7/10/08

Pienso en Virginia Woolf escribiendo. Es 1940 y los aviones alemanes sobrevuelan día y noche Inglaterra. Virginia fuma nerviosa y mira por la ventana. Piensa en su madre, muerta, y un reguero de tristeza desciende por su brazo y salta al vacío desde el trampolín de su cigarro. 
Resultaría todo más sencillo si no pensara en Virginia Woolf, si pensara nada más en el olor de alguna fruta agradable o en la ondulación del tiempo mientras remuevo el café. 
Los ojos de Virginia descienden al suelo, a una mancha rosácea en la alfombra. La puntera de su zapato la recorre y finalmente la cubre. Un escuadrón de bombarderos alemanes se aleja de Londres, despacio, dejando en el aire hilos negros que caen -sobre los barrios en miniatura- como serpientes amaestradas que llevan la muerte bajo su piel. Virginia se pregunta sobre el sentido de escribir cuando todo lo que te rodea obedece a los mecanismos naturales del mundo, a sus tuberías y cruces, a sus causas y efectos subrayados en rojo en el cuaderno de los días; todo espeso y real como el tránsito digestivo o una válvula en un motor. 

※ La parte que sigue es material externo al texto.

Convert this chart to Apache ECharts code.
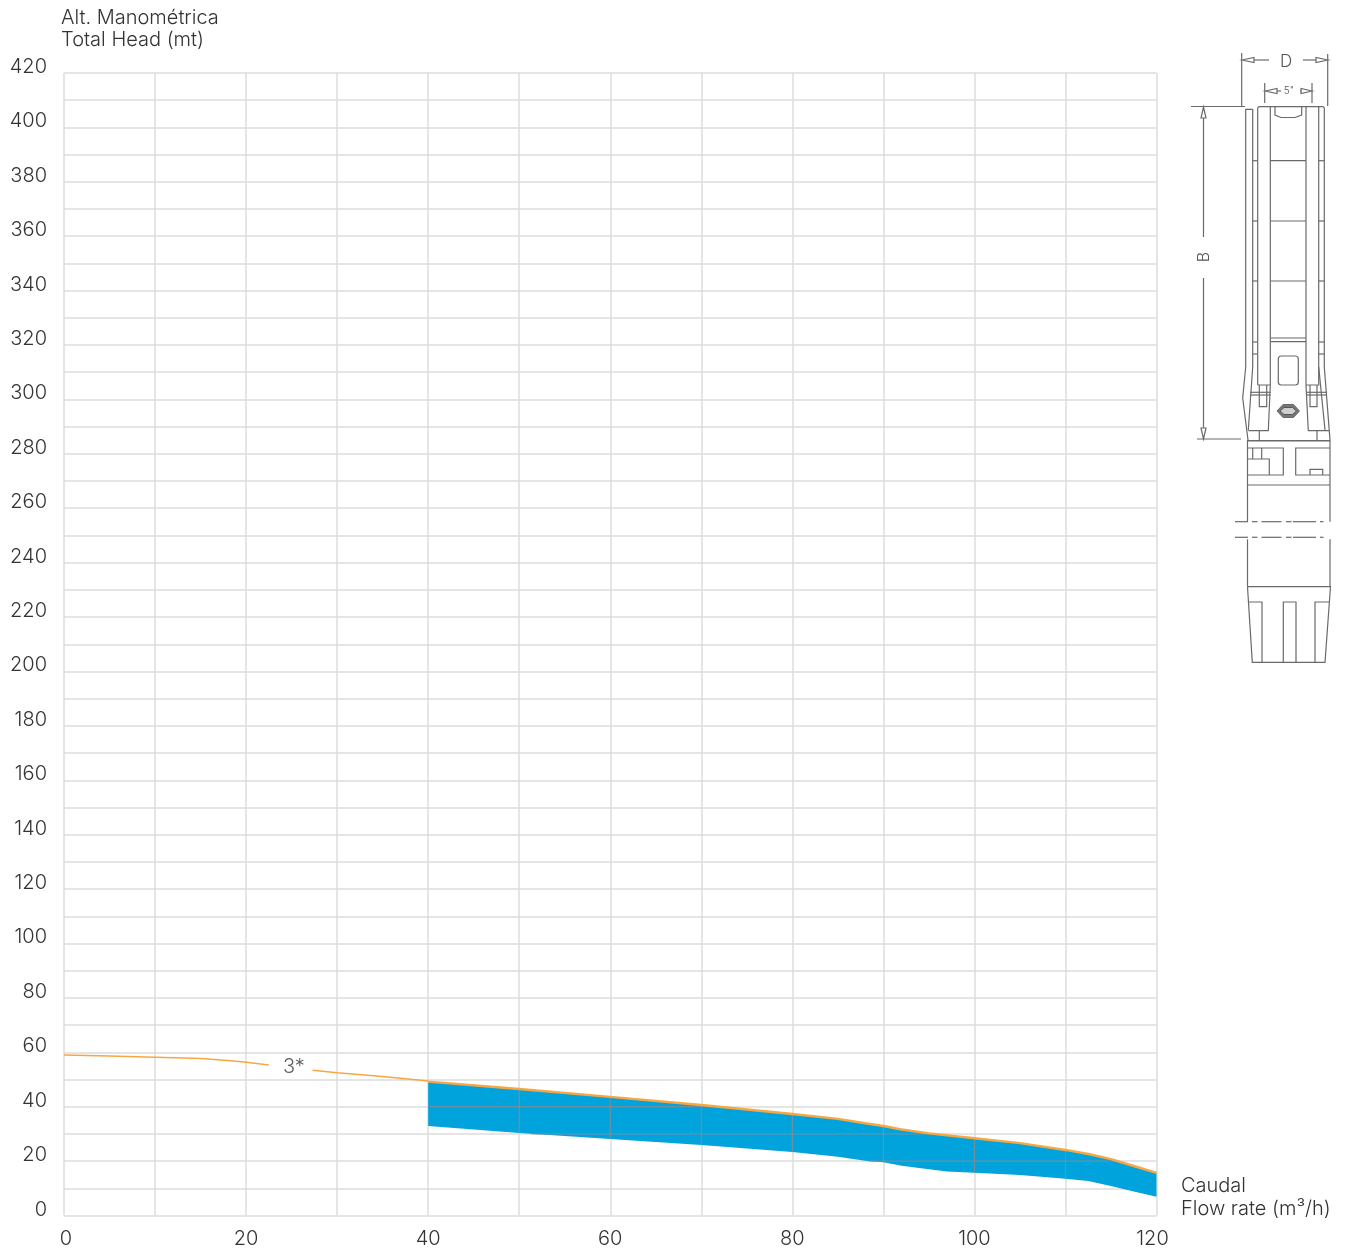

Observo a mi hija, me mira, intento imaginar cómo sería mi vida en 1940, en Inglaterra; lo que sentiría al comprobar el miedo por el devenir de una guerra, salir a la calle y correr cuando sonaran las sirenas, llevar a mi hija en brazos, buscar el refugio o la parada de metro que estuviera cerca. 
Todas las biografías se funden en un mismo recipiente; allí, los materiales humanos se mezclan y confunden hasta hacerse uno solo mientras el resto de las cosas que han adornado una vida se van evaporando. Quizá Virginia lo estuviera pensando aquel día, igual que hoy yo.